Perhaps the most interesting capability Intel is promoting with the new Xeon Phi is its ability to take on deep learning work. That’s not too surprising considering that deep learning has become the HPC application of the month by the looks of things here at ISC. At the conference on Monday, Intel VP Raj Hazra, who heads up the Enterprise & HPC Platform Group, spent a good deal his session talking up the advantages of the new Knights Landing chips on deep learning workloads, specifically, and artificial intelligence (AI), more generally. From here on out, it looks like AI is going to become a much bigger theme in Intel’s HPC organization.

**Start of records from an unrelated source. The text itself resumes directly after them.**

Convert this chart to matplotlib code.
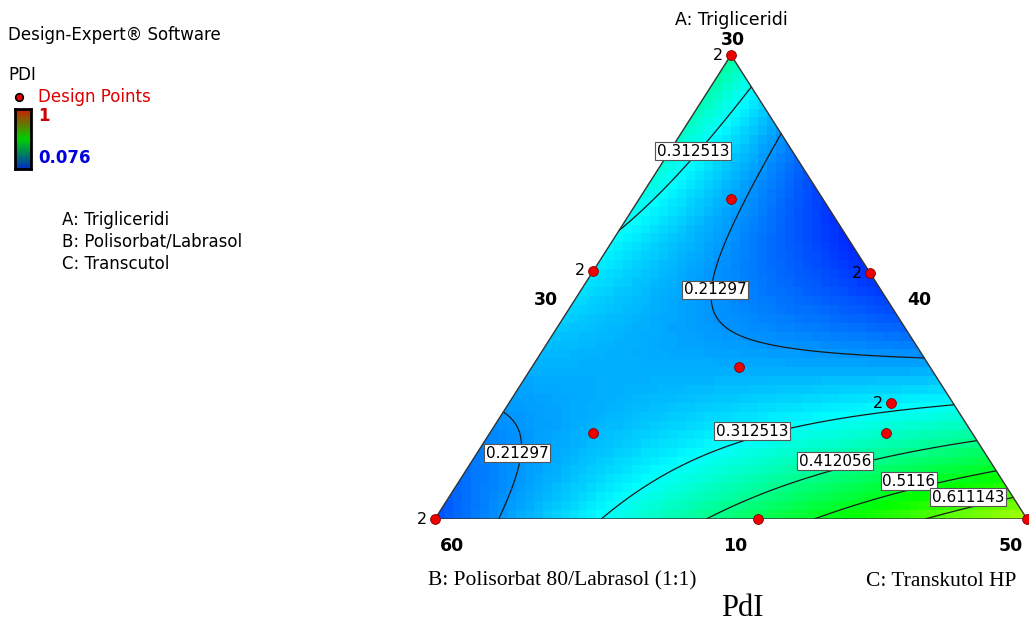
import matplotlib.pyplot as plt
import numpy as np
from matplotlib.colors import LinearSegmentedColormap
from matplotlib.patches import Polygon

# component ranges (actual units), mixture total = 100
a_low, a_high = 10, 30
b_low, b_high = 40, 60
c_low, c_high = 30, 50

# design points (A, B, C) and number of replicates
pt_A = [30, 23.8, 20.7, 20.6, 16.55, 13.7, 15.0, 13.7, 10, 10, 10]
pt_B = [40, 43.1, 49.3, 40, 46.45, 52.8, 42.1, 42.9, 60, 49.1, 40]
pt_C = [30, 33.1, 30, 39.4, 37.0, 33.5, 42.9, 43.4, 30, 40.9, 50]
pt_reps = [2, 1, 2, 2, 1, 1, 2, 1, 2, 1, 1]

# PdI model in pseudo components (estimated from the contour positions)
coef_lin = [0.40, 0.15, 0.70]      # a, b, c
coef_ab, coef_ac, coef_bc, coef_abc = 0.03, -1.69, 0.04, -0.15

levels = [0.21297, 0.312513, 0.412056, 0.5116, 0.611143]
pdi_min, pdi_max = 0.076, 1.0

# contour label boxes (level index, pixel position)
label_pos = [(1, 693, 151), (0, 715, 290), (0, 517, 453), (1, 752, 431),
             (2, 835, 461), (3, 909, 481), (4, 968, 497)]

W, H = 1029, 626


def pix(x, y):
    return x / W, 1 - y / H


def pdi(a, b, c):
    return (coef_lin[0] * a + coef_lin[1] * b + coef_lin[2] * c
            + coef_ab * a * b + coef_ac * a * c + coef_bc * b * c
            + coef_abc * a * b * c)


def to_xy(a, c):
    return c + a / 2, a


fig = plt.figure(figsize=(W / 100, H / 100), dpi=100)
sans = ['DejaVu Sans']
serif = ['Liberation Serif', 'DejaVu Serif']

cmap = LinearSegmentedColormap.from_list(
    'de', ['#0000ff', '#00ffff', '#00ff00', '#ffff00', '#ff0000'])

ax = fig.add_axes([435 / W, (H - 519) / H, 592 / W, 464 / H])
ax.set_xlim(0, 1)
ax.set_ylim(0, 1)
ax.axis('off')

tri = Polygon([[0, 0], [1, 0], [0.5, 1]], closed=True, facecolor='none',
              edgecolor='#333333', lw=1.0, zorder=3)
ax.add_patch(tri)

# coarse colour grid like the original
nx, ny = 66, 52
gx = (np.arange(nx) + 0.5) / nx
gy = (np.arange(ny) + 0.5) / ny
GX, GY = np.meshgrid(gx, gy)
ga = GY
gc = GX - GY / 2
gb = 1 - ga - gc
img = ax.imshow(pdi(ga, gb, gc), extent=[0, 1, 0, 1], origin='lower',
                cmap=cmap, vmin=pdi_min, vmax=pdi_max, interpolation='nearest',
                aspect='auto', zorder=1)
img.set_clip_path(tri)

# contour lines on a fine grid
fx = np.linspace(0, 1, 500)
fy = np.linspace(0, 1, 500)
FX, FY = np.meshgrid(fx, fy)
fa = FY
fc = FX - FY / 2
fb = 1 - fa - fc
Z = pdi(fa, fb, fc)
Z = np.ma.masked_where((fb < -0.002) | (fc < -0.002), Z)
ax.contour(FX, FY, Z, levels=levels, colors='#1a1a1a', linewidths=0.9, zorder=2)

# design points
pa = (np.array(pt_A) - a_low) / (a_high - a_low)
pc = (np.array(pt_C) - c_low) / (c_high - c_low)
px, py = to_xy(pa, pc)
ax.scatter(px, py, s=50, c='#ee0000', edgecolors='#800000', linewidths=0.6,
           zorder=5, clip_on=False)
for x, y, r in zip(px, py, pt_reps):
    if r > 1:
        ax.annotate(str(r), (x, y), xytext=(-8, 0), textcoords='offset pixels',
                    ha='right', va='center', fontsize=11.5, family=sans,
                    annotation_clip=False)

# contour labels
for i, x, y in label_pos:
    fig.text(*pix(x, y), '{:g}'.format(levels[i]), ha='center', va='center',
             fontsize=11, family=sans, zorder=6,
             bbox=dict(boxstyle='square,pad=0.1', fc='white', ec='#555555', lw=0.8))

# axis labels around the triangle
fig.text(*pix(731, 20), 'A: Trigliceridi', ha='center', va='center', fontsize=12.5, family=sans)
num_kw = dict(ha='center', va='center', fontsize=12.5, family=sans, fontweight='bold')
fig.text(*pix(733, 40), str(a_high), **num_kw)
fig.text(*pix(546, 300), str(c_low), **num_kw)
fig.text(*pix(919, 300), str(b_low), **num_kw)
fig.text(*pix(452, 546), str(b_high), **num_kw)
fig.text(*pix(735, 546), str(a_low), **num_kw)
fig.text(*pix(1011, 546), str(c_high), **num_kw)
fig.text(*pix(428, 581), 'B: Polisorbat 80/Labrasol (1:1)', ha='left', va='center',
         fontsize=15.5, family=serif)
fig.text(*pix(1016, 581), 'C: Transkutol HP', ha='right', va='center',
         fontsize=15.5, family=serif)
fig.text(*pix(742, 609), 'PdI', ha='center', va='center', fontsize=22, family=serif)

# left legend block
fs = 12
fig.text(*pix(8, 35), 'Design-Expert® Software', ha='left', va='center', fontsize=fs, family=sans)
fig.text(*pix(8, 75), 'PDI', ha='left', va='center', fontsize=fs, family=sans)
fig.text(*pix(38, 97), 'Design Points', ha='left', va='center', fontsize=fs,
         family=sans, color='#dd0000')
fig.text(*pix(38, 116), '1', ha='left', va='center', fontsize=fs, family=sans,
         color='#cc0000', fontweight='bold')
fig.text(*pix(38, 158), str(pdi_min), ha='left', va='center', fontsize=fs, family=sans,
         color='#0000dd', fontweight='bold')
fig.text(*pix(62, 220), 'A: Trigliceridi', ha='left', va='center', fontsize=fs, family=sans)
fig.text(*pix(62, 242), 'B: Polisorbat/Labrasol', ha='left', va='center', fontsize=fs, family=sans)
fig.text(*pix(62, 264), 'C: Transcutol', ha='left', va='center', fontsize=fs, family=sans)

lax = fig.add_axes([0, 0, 1, 1], facecolor='none')
lax.set_xlim(0, W)
lax.set_ylim(H, 0)
lax.axis('off')
lax.scatter([19], [97], s=30, c='#ee0000', edgecolors='black', linewidths=1.2)

bar = fig.add_axes([15 / W, 1 - 169 / H, 16 / W, 60 / H])
bar_cmap = LinearSegmentedColormap.from_list('bar', ['#0030c0', '#00d000', '#cc2000'])
bar.imshow(np.linspace(0, 1, 50)[:, None], origin='lower', cmap=bar_cmap, aspect='auto')
bar.set_xticks([])
bar.set_yticks([])
for s in bar.spines.values():
    s.set_linewidth(2)

fig.savefig('out.png', dpi=100)
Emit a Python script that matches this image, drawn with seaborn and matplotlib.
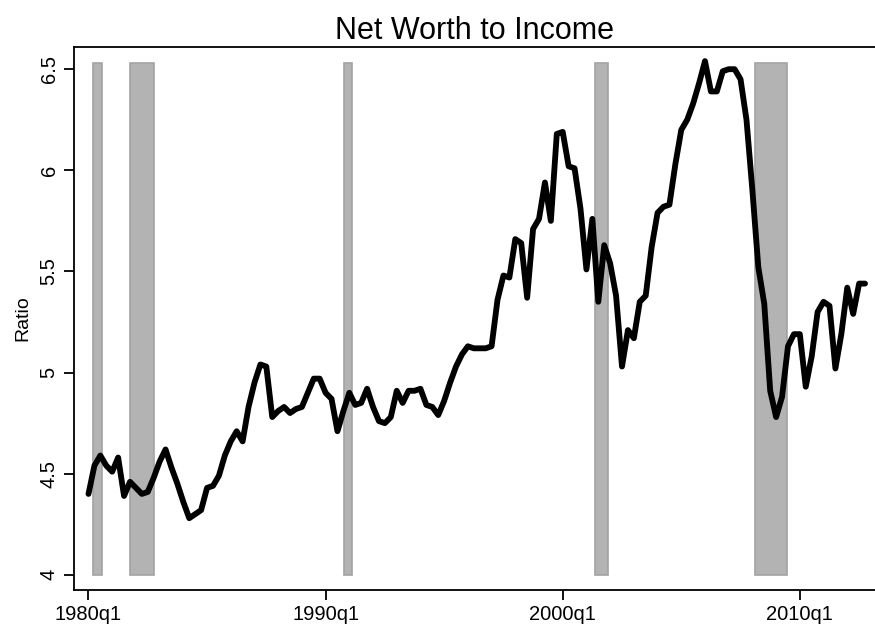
import pandas as pd
import seaborn as sns
import matplotlib.pyplot as plt

# Net worth to income ratio, quarterly from 1980q1
ratio = [4.40, 4.54, 4.59, 4.54, 4.51, 4.58, 4.39, 4.46, 4.43, 4.40,
         4.41, 4.48, 4.56, 4.62, 4.53, 4.45, 4.36, 4.28, 4.30, 4.32,
         4.43, 4.44, 4.49, 4.59, 4.66, 4.71, 4.66, 4.83, 4.95, 5.04,
         5.03, 4.78, 4.81, 4.83, 4.80, 4.82, 4.83, 4.90, 4.97, 4.97,
         4.90, 4.87, 4.71, 4.81, 4.90, 4.84, 4.85, 4.92, 4.83, 4.76,
         4.75, 4.78, 4.91, 4.85, 4.91, 4.91, 4.92, 4.84, 4.83, 4.79,
         4.86, 4.95, 5.03, 5.09, 5.13, 5.12, 5.12, 5.12, 5.13, 5.36,
         5.48, 5.47, 5.66, 5.64, 5.37, 5.71, 5.76, 5.94, 5.75, 6.18,
         6.19, 6.02, 6.01, 5.81, 5.51, 5.76, 5.35, 5.63, 5.54, 5.38,
         5.03, 5.21, 5.17, 5.35, 5.38, 5.62, 5.79, 5.82, 5.83, 6.03,
         6.20, 6.25, 6.33, 6.43, 6.54, 6.39, 6.39, 6.49, 6.50, 6.50,
         6.45, 6.25, 5.90, 5.52, 5.34, 4.91, 4.78, 4.88, 5.13, 5.19,
         5.19, 4.93, 5.08, 5.30, 5.35, 5.33, 5.02, 5.19, 5.42, 5.29,
         5.44, 5.44]

# shaded recessions (start, end) in fractional years
recessions = [(1980.21, 1980.59), (1981.73, 1982.78), (1990.77, 1991.11),
              (2001.35, 2001.90), (2008.10, 2009.44)]

tick_years = [1980, 1990, 2000, 2010]
tick_labels = ['1980q1', '1990q1', '2000q1', '2010q1']
y_ticks = [4, 4.5, 5, 5.5, 6, 6.5]
y_labels = ['4', '4.5', '5', '5.5', '6', '6.5']

quarters = pd.period_range('1980Q1', periods=len(ratio), freq='Q')
df = pd.DataFrame({'t': quarters.year + (quarters.quarter - 1) / 4,
                   'ratio': ratio})

sns.set_style('ticks')
plt.rcParams['font.family'] = ['Liberation Sans', 'DejaVu Sans']
plt.rcParams['text.color'] = 'black'
plt.rcParams['axes.labelcolor'] = 'black'
plt.rcParams['xtick.color'] = 'black'
plt.rcParams['ytick.color'] = 'black'

fig = plt.figure(figsize=(8.75, 6.26), dpi=100)
ax = fig.add_axes([0.0846, 0.0575, 0.9154, 0.8675])

ylo, yhi = 3.925, 6.61
for a, b in recessions:
    ax.axvspan(a, b, ymin=(4.0 - ylo) / (yhi - ylo),
               ymax=(6.53 - ylo) / (yhi - ylo),
               facecolor='#b3b3b3', edgecolor='#a3a3a3', linewidth=1.2, zorder=1)

sns.lineplot(data=df, x='t', y='ratio', color='black', linewidth=4.2, ax=ax, zorder=3)

ax.set_xlim(1979.39, 2013.17)
ax.set_ylim(ylo, yhi)
ax.set_xticks(tick_years)
ax.set_xticklabels(tick_labels, fontsize=14.5)
ax.set_yticks(y_ticks)
ax.set_yticklabels(y_labels, fontsize=14.5, rotation=90, va='center')
ax.tick_params(axis='both', direction='out', length=7, width=1.3, color='black', pad=4)
ax.set_xlabel('')
ax.set_ylabel('Ratio', fontsize=14, labelpad=6)
ax.set_title('Net Worth to Income', fontsize=22, pad=6)

for side in ['left', 'bottom', 'top']:
    ax.spines[side].set_color('black')
    ax.spines[side].set_linewidth(1.3)
ax.spines['right'].set_visible(False)

fig.savefig('out.png', dpi=100)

With regard to the Knights Landing hardware, Hazra said that they were able to scale up a deep neural network (DNN) training application, known as AlexNet, across 128 of its 7250 Knights Landing processors, achieving a 50X speedup against a single chip. Running that same application on just four of the 7250s, Intel was able to run AlexNet more than twice as fast as a four-GPU system that was powered by NVIDIA’s somewhat dated Maxwell processors. Although Hazra made no mention of it, there’s speculation that Intel will also add a half-precision (16-bit floating point) capability to future Xeon Phi products to further optimize the platform for deep learning work.
If it turns out that Xeon Phi silicon can consistently beat their GPU competition on such workloads, and especially if it can do so at an attractive price point, NVIDIA’s dominance as the processor supplier for these DNN training clusters would come to an end. That’s not likely to happen anytime soon, given the GPU-maker’s experience with the DNN application set and the amount of resources it seems willing to invest in this emerging market.
Speculating at this point is a bit hazardous, since neither the Knights Landing processor nor the Pascal GPU are in production systems. But over the next 12 months, they will be, and it’s likely that a much clearer picture will emerge on the relative merits of each platform. Let the accelerator games begin.